Let me repeat that. Two dollars and thirty-three cents. The stock is currently trading around $78.
This is a bad idea. No, 'bad' doesn't cover it—this is a five-alarm dumpster fire of a valuation gap. It’s like a guy trying to sell you a 2002 Honda Civic for the price of a new Lamborghini because he swears it’s going to transform into a spaceship next year. You’d call the cops. But on Wall Street, they call it a "growth opportunity." Give me a break.
And while the institutions are supposedly piling in, let’s look at who’s quietly heading for the door. The company’s own Chief Operating Officer, Michael Stuart Rosenthal, dumped 150,000 shares for a cool $10.8 million.

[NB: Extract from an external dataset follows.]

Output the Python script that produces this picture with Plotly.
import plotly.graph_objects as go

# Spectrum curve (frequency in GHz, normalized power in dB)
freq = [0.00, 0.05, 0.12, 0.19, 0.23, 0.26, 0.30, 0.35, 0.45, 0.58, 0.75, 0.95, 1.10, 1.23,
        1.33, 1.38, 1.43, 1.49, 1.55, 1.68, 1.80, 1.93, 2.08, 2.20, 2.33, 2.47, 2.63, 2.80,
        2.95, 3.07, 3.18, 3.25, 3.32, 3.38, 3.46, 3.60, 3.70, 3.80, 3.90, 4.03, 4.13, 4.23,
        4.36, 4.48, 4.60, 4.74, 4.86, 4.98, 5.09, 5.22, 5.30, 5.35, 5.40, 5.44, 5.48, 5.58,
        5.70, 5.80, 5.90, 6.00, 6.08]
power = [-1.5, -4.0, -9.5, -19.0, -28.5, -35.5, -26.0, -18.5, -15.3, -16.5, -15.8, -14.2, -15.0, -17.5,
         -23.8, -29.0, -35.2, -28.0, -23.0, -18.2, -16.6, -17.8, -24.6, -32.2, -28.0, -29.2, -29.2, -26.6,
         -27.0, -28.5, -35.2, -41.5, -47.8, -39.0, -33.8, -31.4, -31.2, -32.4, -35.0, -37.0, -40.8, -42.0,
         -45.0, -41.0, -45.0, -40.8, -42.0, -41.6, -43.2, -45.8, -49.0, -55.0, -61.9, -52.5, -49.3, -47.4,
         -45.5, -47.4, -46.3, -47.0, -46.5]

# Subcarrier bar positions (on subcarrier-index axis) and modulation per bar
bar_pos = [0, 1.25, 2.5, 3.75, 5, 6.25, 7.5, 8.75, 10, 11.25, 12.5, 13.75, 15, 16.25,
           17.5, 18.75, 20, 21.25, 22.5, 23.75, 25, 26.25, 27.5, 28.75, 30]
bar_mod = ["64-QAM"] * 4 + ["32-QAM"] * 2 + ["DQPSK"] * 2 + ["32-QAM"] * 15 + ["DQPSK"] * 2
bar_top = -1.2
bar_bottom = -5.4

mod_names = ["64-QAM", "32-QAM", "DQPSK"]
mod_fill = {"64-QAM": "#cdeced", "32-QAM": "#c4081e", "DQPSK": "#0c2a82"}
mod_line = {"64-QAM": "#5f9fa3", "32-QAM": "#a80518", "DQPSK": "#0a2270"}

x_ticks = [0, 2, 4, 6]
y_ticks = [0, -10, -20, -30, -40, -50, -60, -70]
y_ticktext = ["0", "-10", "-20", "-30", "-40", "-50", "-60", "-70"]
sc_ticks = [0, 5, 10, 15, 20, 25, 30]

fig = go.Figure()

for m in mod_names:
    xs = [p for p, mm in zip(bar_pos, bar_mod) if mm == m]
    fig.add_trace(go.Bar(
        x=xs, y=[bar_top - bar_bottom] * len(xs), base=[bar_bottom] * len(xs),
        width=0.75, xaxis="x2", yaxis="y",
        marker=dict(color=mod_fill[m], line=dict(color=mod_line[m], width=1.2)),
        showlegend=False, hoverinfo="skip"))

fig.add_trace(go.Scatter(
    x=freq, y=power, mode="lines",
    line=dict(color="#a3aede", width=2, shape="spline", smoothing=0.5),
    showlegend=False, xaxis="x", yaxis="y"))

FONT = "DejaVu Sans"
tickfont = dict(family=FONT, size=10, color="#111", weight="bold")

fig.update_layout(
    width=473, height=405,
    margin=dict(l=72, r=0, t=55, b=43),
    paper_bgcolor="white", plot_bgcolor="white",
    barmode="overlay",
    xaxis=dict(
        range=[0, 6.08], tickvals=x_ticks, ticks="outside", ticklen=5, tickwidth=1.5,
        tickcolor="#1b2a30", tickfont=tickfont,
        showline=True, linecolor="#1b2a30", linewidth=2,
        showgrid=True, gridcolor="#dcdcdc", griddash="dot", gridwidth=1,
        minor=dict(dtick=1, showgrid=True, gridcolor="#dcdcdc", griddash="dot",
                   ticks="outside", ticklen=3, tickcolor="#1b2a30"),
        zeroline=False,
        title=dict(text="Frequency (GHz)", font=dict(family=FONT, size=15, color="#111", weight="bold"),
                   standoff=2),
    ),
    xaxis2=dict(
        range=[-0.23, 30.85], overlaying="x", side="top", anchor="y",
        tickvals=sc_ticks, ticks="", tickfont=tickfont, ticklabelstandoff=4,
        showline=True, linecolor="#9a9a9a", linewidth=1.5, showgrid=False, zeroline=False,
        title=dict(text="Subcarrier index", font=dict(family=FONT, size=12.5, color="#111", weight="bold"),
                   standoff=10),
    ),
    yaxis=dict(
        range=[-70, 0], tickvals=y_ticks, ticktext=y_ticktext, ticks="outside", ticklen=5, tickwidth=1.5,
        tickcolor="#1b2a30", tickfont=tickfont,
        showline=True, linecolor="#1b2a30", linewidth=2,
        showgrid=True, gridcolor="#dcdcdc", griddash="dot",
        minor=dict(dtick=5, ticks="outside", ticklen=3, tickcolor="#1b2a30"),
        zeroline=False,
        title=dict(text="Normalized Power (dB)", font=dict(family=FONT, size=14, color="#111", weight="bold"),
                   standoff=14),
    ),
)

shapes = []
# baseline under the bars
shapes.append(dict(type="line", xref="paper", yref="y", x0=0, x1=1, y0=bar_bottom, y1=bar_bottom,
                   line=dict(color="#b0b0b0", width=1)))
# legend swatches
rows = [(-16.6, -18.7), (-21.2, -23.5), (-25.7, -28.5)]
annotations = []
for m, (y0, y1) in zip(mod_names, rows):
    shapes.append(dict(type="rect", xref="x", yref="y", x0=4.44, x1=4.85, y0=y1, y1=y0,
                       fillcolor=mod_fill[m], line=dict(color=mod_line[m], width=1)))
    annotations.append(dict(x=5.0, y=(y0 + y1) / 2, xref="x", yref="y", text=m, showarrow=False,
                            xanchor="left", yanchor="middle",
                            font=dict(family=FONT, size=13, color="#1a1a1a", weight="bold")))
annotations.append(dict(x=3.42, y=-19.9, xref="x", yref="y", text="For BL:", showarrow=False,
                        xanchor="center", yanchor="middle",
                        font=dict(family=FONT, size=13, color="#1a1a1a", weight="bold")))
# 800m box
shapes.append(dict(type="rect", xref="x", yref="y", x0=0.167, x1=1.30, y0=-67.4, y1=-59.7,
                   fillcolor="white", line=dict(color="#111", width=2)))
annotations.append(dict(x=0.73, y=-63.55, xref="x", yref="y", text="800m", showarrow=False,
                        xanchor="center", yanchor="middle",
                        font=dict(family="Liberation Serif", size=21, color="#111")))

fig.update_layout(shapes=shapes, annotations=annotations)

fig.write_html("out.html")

Offcourse, he still owns a lot, but when an insider who knows the business better than anyone decides to cash out that many chips, you have to ask yourself what he knows that you don’t. Are we really supposed to believe the timing was just a coincidence?
The entire enterprise is burning cash, with a negative Free Cash Flow of over a quarter-billion dollars. Analysts project it might turn positive by 2027, but a lot can happen in three years. That’s an eternity in market time. Betting on projections that far out is less like investing and more like prayer. It’s a bet on a story, a hope, a dream... and dreams have a nasty habit of evaporating when the margin calls come in. Then again, maybe I'm the crazy one here. Maybe owning a hole in the ground in California really is worth more than the GDP of a small country.
It's a Casino, and the House Always Wins
So, what’s the real story with MP Materials? Here’s my take: it’s not a company anymore. It’s a poker chip. It’s a bet on geopolitics, a bet on subsidies, a bet on hype, and a bet that there will always be a "greater fool" willing to buy the stock from you at a higher price. The underlying business of digging rocks out of the ground is almost irrelevant at this point.
The valuation is completely detached from reality. It has floated off into the stratosphere, powered by nothing but narrative and cheap money. For people who got in early, congratulations. You won. But for anyone looking to jump in now, you’re not investing; you’re gambling. You’re playing a game of chicken against the laws of financial gravity.
Someone is going to make an absolute fortune on this stock, and a whole lot of people are going to get their shirts handed to them. The only question is which side of that trade you’re on. And if you have to think about it for more than a second, you already know the answer.